• _WORK TO COMPLETE_: Every line below is to be copied exactly, with the pictures left out.

• _PROVIDED DATA_:
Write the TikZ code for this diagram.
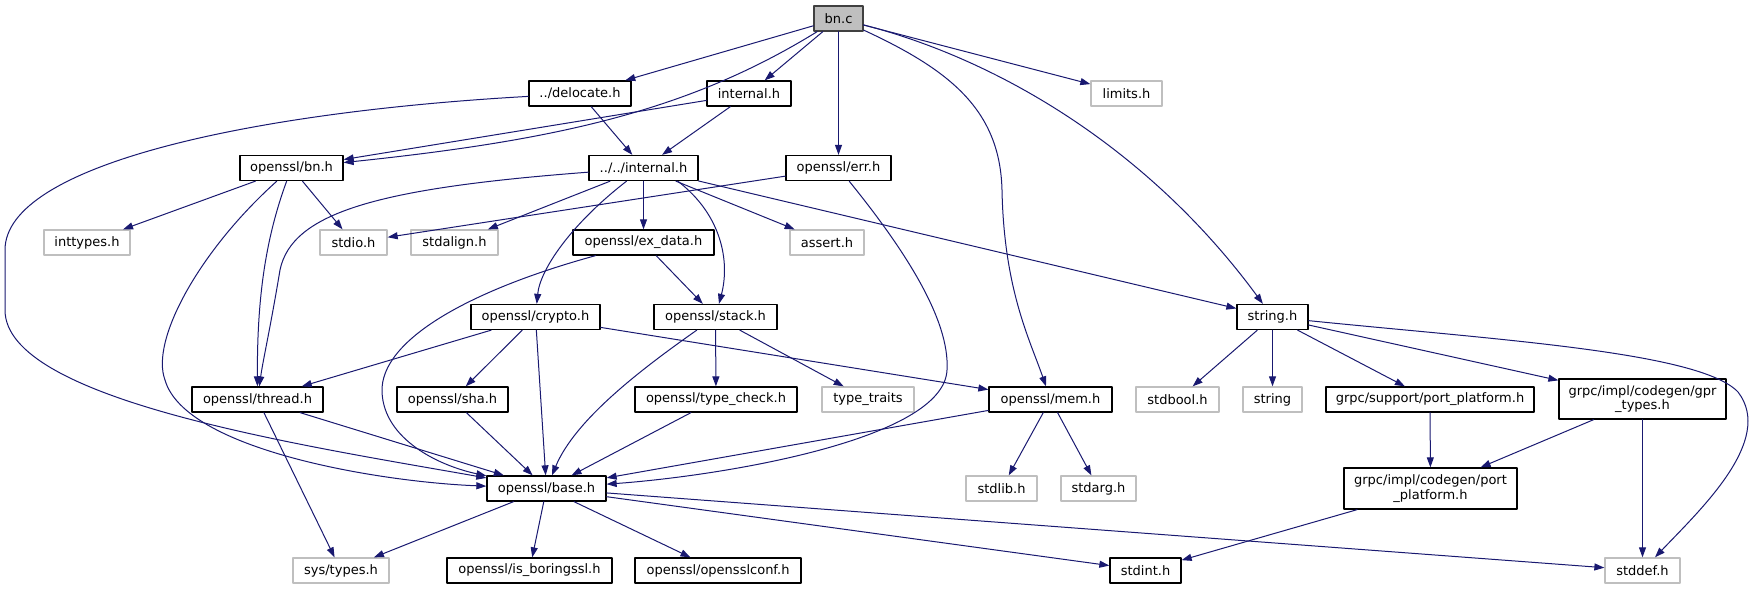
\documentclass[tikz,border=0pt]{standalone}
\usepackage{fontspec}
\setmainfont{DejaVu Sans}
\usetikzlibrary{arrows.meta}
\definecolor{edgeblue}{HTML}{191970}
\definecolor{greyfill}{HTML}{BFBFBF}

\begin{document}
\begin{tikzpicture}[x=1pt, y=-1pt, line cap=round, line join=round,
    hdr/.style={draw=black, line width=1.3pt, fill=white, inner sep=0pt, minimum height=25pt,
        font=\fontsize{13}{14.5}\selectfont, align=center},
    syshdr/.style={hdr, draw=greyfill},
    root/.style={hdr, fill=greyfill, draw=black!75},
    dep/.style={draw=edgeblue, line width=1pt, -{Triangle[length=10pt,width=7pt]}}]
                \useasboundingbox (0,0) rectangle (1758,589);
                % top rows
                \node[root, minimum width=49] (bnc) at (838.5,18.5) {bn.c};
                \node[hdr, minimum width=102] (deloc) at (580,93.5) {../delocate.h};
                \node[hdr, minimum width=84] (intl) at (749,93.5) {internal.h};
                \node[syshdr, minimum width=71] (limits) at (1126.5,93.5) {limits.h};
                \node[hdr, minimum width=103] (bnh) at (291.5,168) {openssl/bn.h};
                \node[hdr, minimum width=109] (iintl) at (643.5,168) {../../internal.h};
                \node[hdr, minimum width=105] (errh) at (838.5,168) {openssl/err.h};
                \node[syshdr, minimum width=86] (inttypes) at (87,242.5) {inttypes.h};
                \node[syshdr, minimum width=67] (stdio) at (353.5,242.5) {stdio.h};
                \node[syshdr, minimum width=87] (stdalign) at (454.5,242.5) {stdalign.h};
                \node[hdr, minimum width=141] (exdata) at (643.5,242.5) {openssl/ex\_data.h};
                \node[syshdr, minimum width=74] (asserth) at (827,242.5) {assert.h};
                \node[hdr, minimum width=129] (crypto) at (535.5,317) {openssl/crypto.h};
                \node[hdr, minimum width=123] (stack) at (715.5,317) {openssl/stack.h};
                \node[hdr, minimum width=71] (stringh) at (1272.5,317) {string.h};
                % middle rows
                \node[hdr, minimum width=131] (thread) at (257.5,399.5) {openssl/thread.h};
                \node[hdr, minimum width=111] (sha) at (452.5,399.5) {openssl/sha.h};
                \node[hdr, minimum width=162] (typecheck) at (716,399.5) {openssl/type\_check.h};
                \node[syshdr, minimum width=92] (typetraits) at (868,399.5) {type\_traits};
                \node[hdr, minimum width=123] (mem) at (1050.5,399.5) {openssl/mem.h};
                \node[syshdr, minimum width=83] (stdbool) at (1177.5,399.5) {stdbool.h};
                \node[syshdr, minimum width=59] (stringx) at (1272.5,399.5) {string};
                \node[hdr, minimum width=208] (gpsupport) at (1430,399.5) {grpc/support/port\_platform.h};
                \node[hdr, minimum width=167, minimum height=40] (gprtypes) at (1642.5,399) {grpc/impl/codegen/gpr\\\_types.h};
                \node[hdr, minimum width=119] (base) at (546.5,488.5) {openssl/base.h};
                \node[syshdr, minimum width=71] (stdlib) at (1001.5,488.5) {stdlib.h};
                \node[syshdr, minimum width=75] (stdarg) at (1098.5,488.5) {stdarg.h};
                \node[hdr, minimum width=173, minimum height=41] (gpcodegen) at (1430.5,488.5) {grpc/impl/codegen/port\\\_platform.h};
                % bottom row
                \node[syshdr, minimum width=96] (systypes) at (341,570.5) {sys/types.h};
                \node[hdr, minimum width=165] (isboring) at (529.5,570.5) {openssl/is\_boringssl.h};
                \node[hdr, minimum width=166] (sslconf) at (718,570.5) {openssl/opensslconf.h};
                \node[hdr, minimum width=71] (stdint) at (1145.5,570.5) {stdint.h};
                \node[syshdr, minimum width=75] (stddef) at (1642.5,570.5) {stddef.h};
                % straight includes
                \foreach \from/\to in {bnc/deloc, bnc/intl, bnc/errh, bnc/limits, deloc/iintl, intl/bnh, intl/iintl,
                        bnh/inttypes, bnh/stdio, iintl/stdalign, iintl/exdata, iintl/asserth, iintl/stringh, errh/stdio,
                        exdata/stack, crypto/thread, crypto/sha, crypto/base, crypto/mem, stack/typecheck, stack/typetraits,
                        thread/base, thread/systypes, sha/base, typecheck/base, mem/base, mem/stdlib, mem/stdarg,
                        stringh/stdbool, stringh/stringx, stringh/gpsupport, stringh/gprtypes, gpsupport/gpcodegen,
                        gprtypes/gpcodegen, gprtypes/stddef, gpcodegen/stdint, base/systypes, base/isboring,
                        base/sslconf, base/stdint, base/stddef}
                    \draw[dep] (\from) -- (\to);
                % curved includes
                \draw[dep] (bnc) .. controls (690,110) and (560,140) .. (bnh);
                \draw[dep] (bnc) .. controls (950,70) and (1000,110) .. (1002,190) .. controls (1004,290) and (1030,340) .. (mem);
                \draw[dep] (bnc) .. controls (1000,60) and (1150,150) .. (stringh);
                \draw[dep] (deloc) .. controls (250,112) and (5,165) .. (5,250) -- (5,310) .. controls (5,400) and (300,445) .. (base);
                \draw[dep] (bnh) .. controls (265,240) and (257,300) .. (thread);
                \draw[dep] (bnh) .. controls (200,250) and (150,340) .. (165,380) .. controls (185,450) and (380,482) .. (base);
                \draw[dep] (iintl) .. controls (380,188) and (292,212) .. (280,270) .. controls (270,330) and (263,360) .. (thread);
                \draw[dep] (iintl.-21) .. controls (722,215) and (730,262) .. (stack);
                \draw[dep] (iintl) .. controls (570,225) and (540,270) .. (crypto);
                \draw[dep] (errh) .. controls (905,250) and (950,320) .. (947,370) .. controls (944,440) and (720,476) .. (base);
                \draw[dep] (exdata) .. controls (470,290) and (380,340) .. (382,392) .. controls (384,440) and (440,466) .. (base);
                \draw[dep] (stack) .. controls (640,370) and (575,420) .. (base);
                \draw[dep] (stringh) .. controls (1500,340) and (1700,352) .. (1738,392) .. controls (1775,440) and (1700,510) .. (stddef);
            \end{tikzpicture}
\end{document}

• _TASK RESULT_:
Write the TikZ code for this diagram.
\documentclass[tikz,border=0pt]{standalone}
\usepackage{fontspec}
\setmainfont{DejaVu Sans}
\usetikzlibrary{arrows.meta}
\definecolor{edgeblue}{HTML}{191970}
\definecolor{greyfill}{HTML}{BFBFBF}

\begin{document}
\begin{tikzpicture}[x=1pt, y=-1pt, line cap=round, line join=round,
    hdr/.style={draw=black, line width=1.3pt, fill=white, inner sep=0pt, minimum height=25pt,
        font=\fontsize{13}{14.5}\selectfont, align=center},
    syshdr/.style={hdr, draw=greyfill},
    root/.style={hdr, fill=greyfill, draw=black!75},
    dep/.style={draw=edgeblue, line width=1pt, -{Triangle[length=10pt,width=7pt]}}]
                \useasboundingbox (0,0) rectangle (1758,589);
                % top rows
                \node[root, minimum width=49] (bnc) at (838.5,18.5) {bn.c};
                \node[hdr, minimum width=102] (deloc) at (580,93.5) {../delocate.h};
                \node[hdr, minimum width=84] (intl) at (749,93.5) {internal.h};
                \node[syshdr, minimum width=71] (limits) at (1126.5,93.5) {limits.h};
                \node[hdr, minimum width=103] (bnh) at (291.5,168) {openssl/bn.h};
                \node[hdr, minimum width=109] (iintl) at (643.5,168) {../../internal.h};
                \node[hdr, minimum width=105] (errh) at (838.5,168) {openssl/err.h};
                \node[syshdr, minimum width=86] (inttypes) at (87,242.5) {inttypes.h};
                \node[syshdr, minimum width=67] (stdio) at (353.5,242.5) {stdio.h};
                \node[syshdr, minimum width=87] (stdalign) at (454.5,242.5) {stdalign.h};
                \node[hdr, minimum width=141] (exdata) at (643.5,242.5) {openssl/ex\_data.h};
                \node[syshdr, minimum width=74] (asserth) at (827,242.5) {assert.h};
                \node[hdr, minimum width=129] (crypto) at (535.5,317) {openssl/crypto.h};
                \node[hdr, minimum width=123] (stack) at (715.5,317) {openssl/stack.h};
                \node[hdr, minimum width=71] (stringh) at (1272.5,317) {string.h};
                % middle rows
                \node[hdr, minimum width=131] (thread) at (257.5,399.5) {openssl/thread.h};
                \node[hdr, minimum width=111] (sha) at (452.5,399.5) {openssl/sha.h};
                \node[hdr, minimum width=162] (typecheck) at (716,399.5) {openssl/type\_check.h};
                \node[syshdr, minimum width=92] (typetraits) at (868,399.5) {type\_traits};
                \node[hdr, minimum width=123] (mem) at (1050.5,399.5) {openssl/mem.h};
                \node[syshdr, minimum width=83] (stdbool) at (1177.5,399.5) {stdbool.h};
                \node[syshdr, minimum width=59] (stringx) at (1272.5,399.5) {string};
                \node[hdr, minimum width=208] (gpsupport) at (1430,399.5) {grpc/support/port\_platform.h};
                \node[hdr, minimum width=167, minimum height=40] (gprtypes) at (1642.5,399) {grpc/impl/codegen/gpr\\\_types.h};
                \node[hdr, minimum width=119] (base) at (546.5,488.5) {openssl/base.h};
                \node[syshdr, minimum width=71] (stdlib) at (1001.5,488.5) {stdlib.h};
                \node[syshdr, minimum width=75] (stdarg) at (1098.5,488.5) {stdarg.h};
                \node[hdr, minimum width=173, minimum height=41] (gpcodegen) at (1430.5,488.5) {grpc/impl/codegen/port\\\_platform.h};
                % bottom row
                \node[syshdr, minimum width=96] (systypes) at (341,570.5) {sys/types.h};
                \node[hdr, minimum width=165] (isboring) at (529.5,570.5) {openssl/is\_boringssl.h};
                \node[hdr, minimum width=166] (sslconf) at (718,570.5) {openssl/opensslconf.h};
                \node[hdr, minimum width=71] (stdint) at (1145.5,570.5) {stdint.h};
                \node[syshdr, minimum width=75] (stddef) at (1642.5,570.5) {stddef.h};
                % straight includes
                \foreach \from/\to in {bnc/deloc, bnc/intl, bnc/errh, bnc/limits, deloc/iintl, intl/bnh, intl/iintl,
                        bnh/inttypes, bnh/stdio, iintl/stdalign, iintl/exdata, iintl/asserth, iintl/stringh, errh/stdio,
                        exdata/stack, crypto/thread, crypto/sha, crypto/base, crypto/mem, stack/typecheck, stack/typetraits,
                        thread/base, thread/systypes, sha/base, typecheck/base, mem/base, mem/stdlib, mem/stdarg,
                        stringh/stdbool, stringh/stringx, stringh/gpsupport, stringh/gprtypes, gpsupport/gpcodegen,
                        gprtypes/gpcodegen, gprtypes/stddef, gpcodegen/stdint, base/systypes, base/isboring,
                        base/sslconf, base/stdint, base/stddef}
                    \draw[dep] (\from) -- (\to);
                % curved includes
                \draw[dep] (bnc) .. controls (690,110) and (560,140) .. (bnh);
                \draw[dep] (bnc) .. controls (950,70) and (1000,110) .. (1002,190) .. controls (1004,290) and (1030,340) .. (mem);
                \draw[dep] (bnc) .. controls (1000,60) and (1150,150) .. (stringh);
                \draw[dep] (deloc) .. controls (250,112) and (5,165) .. (5,250) -- (5,310) .. controls (5,400) and (300,445) .. (base);
                \draw[dep] (bnh) .. controls (265,240) and (257,300) .. (thread);
                \draw[dep] (bnh) .. controls (200,250) and (150,340) .. (165,380) .. controls (185,450) and (380,482) .. (base);
                \draw[dep] (iintl) .. controls (380,188) and (292,212) .. (280,270) .. controls (270,330) and (263,360) .. (thread);
                \draw[dep] (iintl.-21) .. controls (722,215) and (730,262) .. (stack);
                \draw[dep] (iintl) .. controls (570,225) and (540,270) .. (crypto);
                \draw[dep] (errh) .. controls (905,250) and (950,320) .. (947,370) .. controls (944,440) and (720,476) .. (base);
                \draw[dep] (exdata) .. controls (470,290) and (380,340) .. (382,392) .. controls (384,440) and (440,466) .. (base);
                \draw[dep] (stack) .. controls (640,370) and (575,420) .. (base);
                \draw[dep] (stringh) .. controls (1500,340) and (1700,352) .. (1738,392) .. controls (1775,440) and (1700,510) .. (stddef);
            \end{tikzpicture}
\end{document}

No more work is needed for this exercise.